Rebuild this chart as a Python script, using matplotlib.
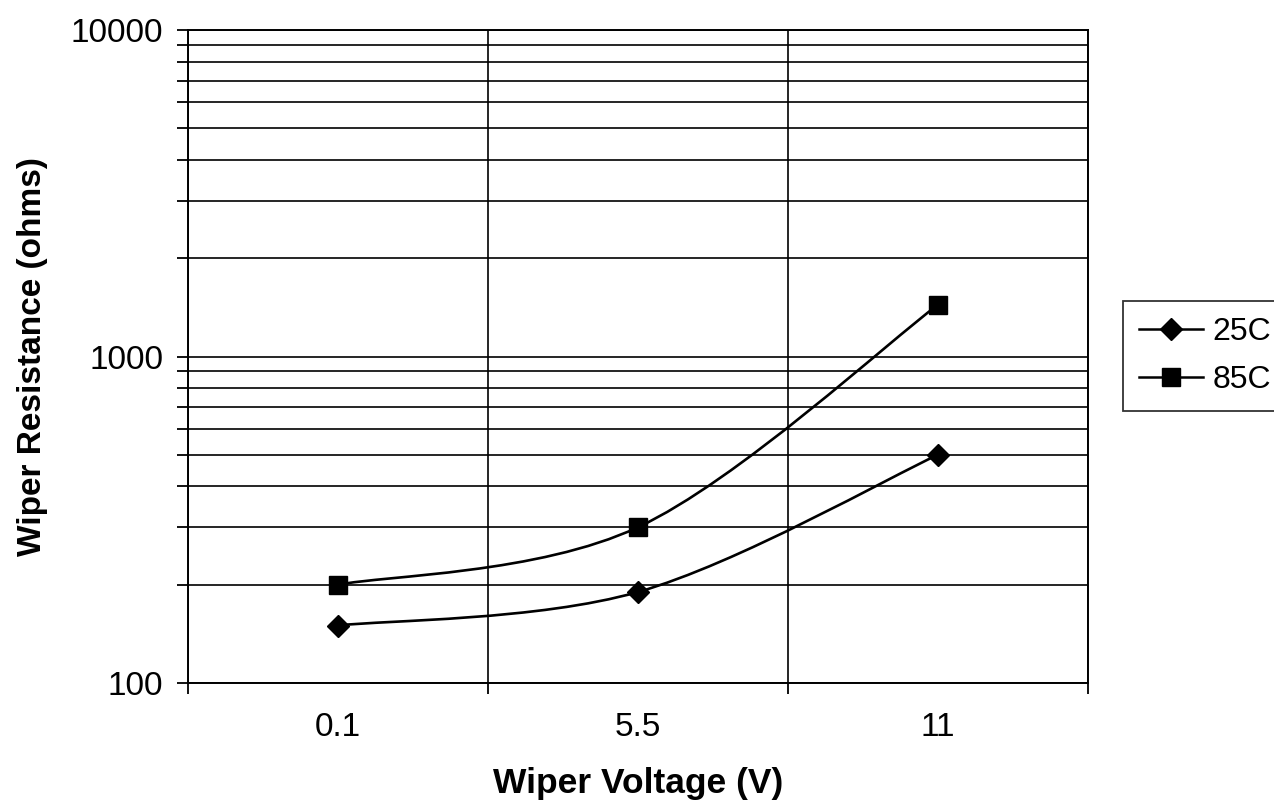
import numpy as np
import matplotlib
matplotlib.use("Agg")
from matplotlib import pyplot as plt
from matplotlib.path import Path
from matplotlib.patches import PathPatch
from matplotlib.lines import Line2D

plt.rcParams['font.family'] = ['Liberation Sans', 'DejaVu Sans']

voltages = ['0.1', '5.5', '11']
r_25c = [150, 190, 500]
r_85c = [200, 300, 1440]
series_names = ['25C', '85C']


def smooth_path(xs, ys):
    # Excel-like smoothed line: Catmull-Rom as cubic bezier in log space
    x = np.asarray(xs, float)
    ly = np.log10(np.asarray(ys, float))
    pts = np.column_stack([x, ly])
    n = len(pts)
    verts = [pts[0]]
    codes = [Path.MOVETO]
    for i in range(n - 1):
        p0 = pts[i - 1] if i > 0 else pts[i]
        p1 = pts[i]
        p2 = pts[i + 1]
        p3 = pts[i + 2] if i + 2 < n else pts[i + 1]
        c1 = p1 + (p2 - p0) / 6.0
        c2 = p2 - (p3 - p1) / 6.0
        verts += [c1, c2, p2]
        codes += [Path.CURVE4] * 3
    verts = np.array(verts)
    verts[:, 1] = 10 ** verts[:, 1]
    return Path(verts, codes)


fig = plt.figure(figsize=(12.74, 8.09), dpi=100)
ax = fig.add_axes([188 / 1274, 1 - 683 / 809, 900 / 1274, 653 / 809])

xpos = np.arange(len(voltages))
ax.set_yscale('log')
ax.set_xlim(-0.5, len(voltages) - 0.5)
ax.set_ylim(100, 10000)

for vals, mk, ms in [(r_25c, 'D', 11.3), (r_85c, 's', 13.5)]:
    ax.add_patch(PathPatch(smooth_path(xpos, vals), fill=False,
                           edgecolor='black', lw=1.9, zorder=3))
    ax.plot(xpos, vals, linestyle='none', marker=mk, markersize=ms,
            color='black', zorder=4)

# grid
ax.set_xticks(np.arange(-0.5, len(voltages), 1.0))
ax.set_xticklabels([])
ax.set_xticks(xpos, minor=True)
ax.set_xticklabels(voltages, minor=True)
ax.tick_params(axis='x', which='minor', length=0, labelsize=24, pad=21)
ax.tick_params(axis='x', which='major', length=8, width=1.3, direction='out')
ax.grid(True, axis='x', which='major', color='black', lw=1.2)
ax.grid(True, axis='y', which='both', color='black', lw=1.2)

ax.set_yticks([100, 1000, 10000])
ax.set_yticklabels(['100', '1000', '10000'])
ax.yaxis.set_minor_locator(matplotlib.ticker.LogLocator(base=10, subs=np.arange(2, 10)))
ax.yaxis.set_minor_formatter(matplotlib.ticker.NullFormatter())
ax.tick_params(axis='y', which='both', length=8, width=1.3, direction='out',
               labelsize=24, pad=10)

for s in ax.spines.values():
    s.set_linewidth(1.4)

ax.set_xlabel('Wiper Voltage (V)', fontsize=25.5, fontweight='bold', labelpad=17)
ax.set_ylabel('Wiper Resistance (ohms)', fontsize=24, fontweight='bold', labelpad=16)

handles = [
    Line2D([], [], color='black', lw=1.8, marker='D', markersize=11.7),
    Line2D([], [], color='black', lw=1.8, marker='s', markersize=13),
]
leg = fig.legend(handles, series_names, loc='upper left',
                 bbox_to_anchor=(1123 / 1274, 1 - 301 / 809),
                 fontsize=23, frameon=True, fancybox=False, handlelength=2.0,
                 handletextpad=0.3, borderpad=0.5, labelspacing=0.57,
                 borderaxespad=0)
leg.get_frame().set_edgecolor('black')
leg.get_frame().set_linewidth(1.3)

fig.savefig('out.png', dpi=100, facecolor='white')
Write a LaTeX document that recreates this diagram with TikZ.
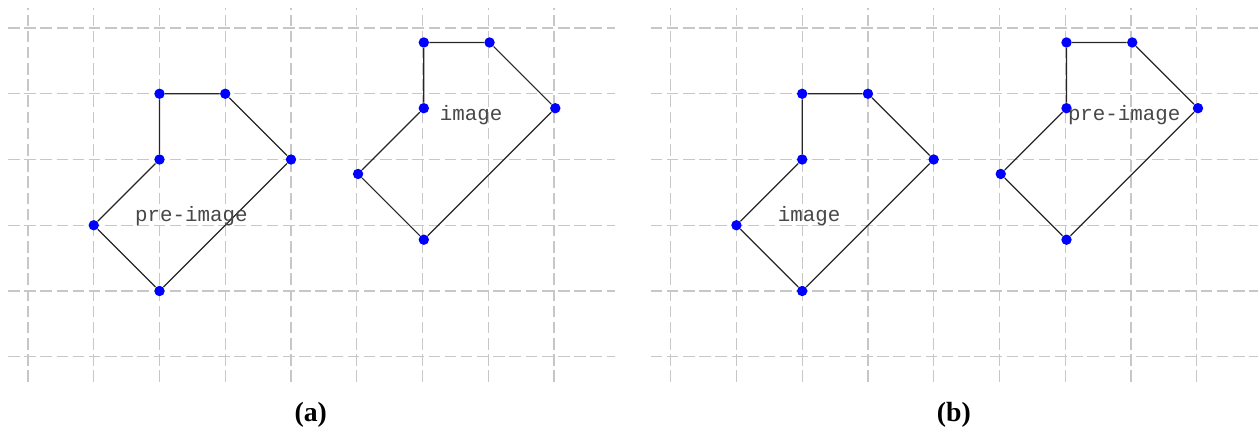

• • •

(Task requirements):
Repeat the listing above up to and including the line with "ax.grid(True, axis='y', which='both', color='black', lw=1.2)", starting from its first line. Drop any pictures.

(Answer to the exercise):
Rebuild this chart as a Python script, using matplotlib.
import numpy as np
import matplotlib
matplotlib.use("Agg")
from matplotlib import pyplot as plt
from matplotlib.path import Path
from matplotlib.patches import PathPatch
from matplotlib.lines import Line2D

plt.rcParams['font.family'] = ['Liberation Sans', 'DejaVu Sans']

voltages = ['0.1', '5.5', '11']
r_25c = [150, 190, 500]
r_85c = [200, 300, 1440]
series_names = ['25C', '85C']


def smooth_path(xs, ys):
    # Excel-like smoothed line: Catmull-Rom as cubic bezier in log space
    x = np.asarray(xs, float)
    ly = np.log10(np.asarray(ys, float))
    pts = np.column_stack([x, ly])
    n = len(pts)
    verts = [pts[0]]
    codes = [Path.MOVETO]
    for i in range(n - 1):
        p0 = pts[i - 1] if i > 0 else pts[i]
        p1 = pts[i]
        p2 = pts[i + 1]
        p3 = pts[i + 2] if i + 2 < n else pts[i + 1]
        c1 = p1 + (p2 - p0) / 6.0
        c2 = p2 - (p3 - p1) / 6.0
        verts += [c1, c2, p2]
        codes += [Path.CURVE4] * 3
    verts = np.array(verts)
    verts[:, 1] = 10 ** verts[:, 1]
    return Path(verts, codes)


fig = plt.figure(figsize=(12.74, 8.09), dpi=100)
ax = fig.add_axes([188 / 1274, 1 - 683 / 809, 900 / 1274, 653 / 809])

xpos = np.arange(len(voltages))
ax.set_yscale('log')
ax.set_xlim(-0.5, len(voltages) - 0.5)
ax.set_ylim(100, 10000)

for vals, mk, ms in [(r_25c, 'D', 11.3), (r_85c, 's', 13.5)]:
    ax.add_patch(PathPatch(smooth_path(xpos, vals), fill=False,
                           edgecolor='black', lw=1.9, zorder=3))
    ax.plot(xpos, vals, linestyle='none', marker=mk, markersize=ms,
            color='black', zorder=4)

# grid
ax.set_xticks(np.arange(-0.5, len(voltages), 1.0))
ax.set_xticklabels([])
ax.set_xticks(xpos, minor=True)
ax.set_xticklabels(voltages, minor=True)
ax.tick_params(axis='x', which='minor', length=0, labelsize=24, pad=21)
ax.tick_params(axis='x', which='major', length=8, width=1.3, direction='out')
ax.grid(True, axis='x', which='major', color='black', lw=1.2)
ax.grid(True, axis='y', which='both', color='black', lw=1.2)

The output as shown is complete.